Невидимо, но ощутимо над пушкинским творчеством веял глубоко созвучный ему завет его любимого Шенье:



Для новых дум создай античные стихи…

Пушкин принял его со всеми возможными здесь вариациями и перифразами, претворяя в законченные строфы раздумия несущейся современности или же обновляя в неведомых формах древнюю и неизменную сущность поэзии.

«Пиковая дама» и новелла Ренье

В литературной науке наметилось задание — изучать судьбу художественного произведения в сознании современников и в восприятии новых поколений. Для некоторых созданий слова эта задача особенно соблазнительна. Их возрождение в творчестве нового поэта отбрасывает подчас неожиданный свет на первоначальный текст. Если французские исследователи так тщательно изучают «Сида после Корнеля», то именно потому, что последующая жизнь героической трагедии обнаружила всю действенную мощь ее замысла и двигательную энергию ее форм.

Судьба пушкинских созданий после их написания еще не изучена. А между тем не только русская, но и европейская литература сообщает подчас интереснейшие материалы для такой «апостериорной» истории текстов поэта. На одном из этих эпизодов мы и хотим остановиться. Нам предстоит проследить, как самая совершенная русская повесть — «Пиковая дама» неожиданно возродилась в творчестве искуснейшего из современных новеллистов Франции — Анри де Ренье.

В сборнике рассказов Ренье «Le plateau de laque» есть новелла, озаглавленная «Тайна графини Варвары». Сюжет ее представляет для нас крупный интерес.

Герой новеллы — современный венецианец. Отпрыск благородной, но бедной фамилии, он получил превосходное воспитание в одном из лучших венецианских институтов. Он вышел оттуда с выраженным призванием историка Венеции и с полной невозможностью погрузиться в архивы из-за отсутствия денег. И вот однажды, среди размышлений об этой неразрешимой задаче, он был поражен странной мыслью о возможности быстрого и крупного обогащения.

«Я вошел в собор Сан-Марко. Усевшись на скамью, я разглядывал драгоценные мраморы и мозаики, украшающие это сокровище искусств. Меня гипнотизировало разлитое повсюду золото и обилие мерцающих богатств, превращающих внутренность храма в грот, полный чудес. При виде этих сокровищ сознание моей бедности совершенно подавило меня, — и вдруг я вспомнил почему-то папку со старыми государственными документами, которую я как раз в это утро перелистывал в архиве. Это был доклад инквизиторов, относящийся к одному немецкому авантюристу по имени Ганс Глюксбергер, выдававшему себя за обладателя тайны преображения металлов. Он приехал действовать в Венецию в середине XVIII века, и создал себе здесь немало последователей…

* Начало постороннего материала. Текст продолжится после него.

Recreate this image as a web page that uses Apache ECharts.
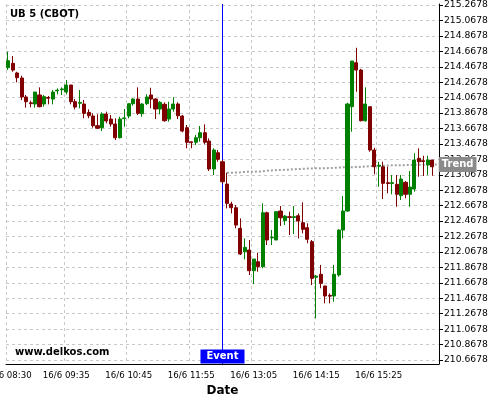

В этот момент внезапная мысль озарила меня. Золотые своды Сан-Марко закружились над моей головой, и я остался словно ослепленный. Раз этот чудодейственный секрет существовал, мог ли он исчезнуть бесследно? Он, конечно, имел своих хранителей. И до сих пор несомненно есть возможность напасть на их следы, разыскать их и в свою очередь получить от них столь выгодное посвящение в их тайну».

И молодой венецианец жадно погружается в трактаты по алхимии, в учебники оккультизма, в архивные бумаги. Вскоре ему удается напасть на след хранителей тайны.

«Среди приверженцев немецкого алхимика называли некую графиню Варвару Гриманелли. Эта особа, отличавшаяся, по рассказам современников, большим умом, восстановила в несколько лет сильно пошатнувшееся состояние своей фамилии. Она перестроила палаццо Гриманелли и поручила расписать его фресками Пьетро Лонги. Для меня не было сомнения: внезапное благосостояние графини Варвары объяснялось ее посвящением в чудесную тайну, нынешним обладателем которой должен был быть ее внук Одоардо.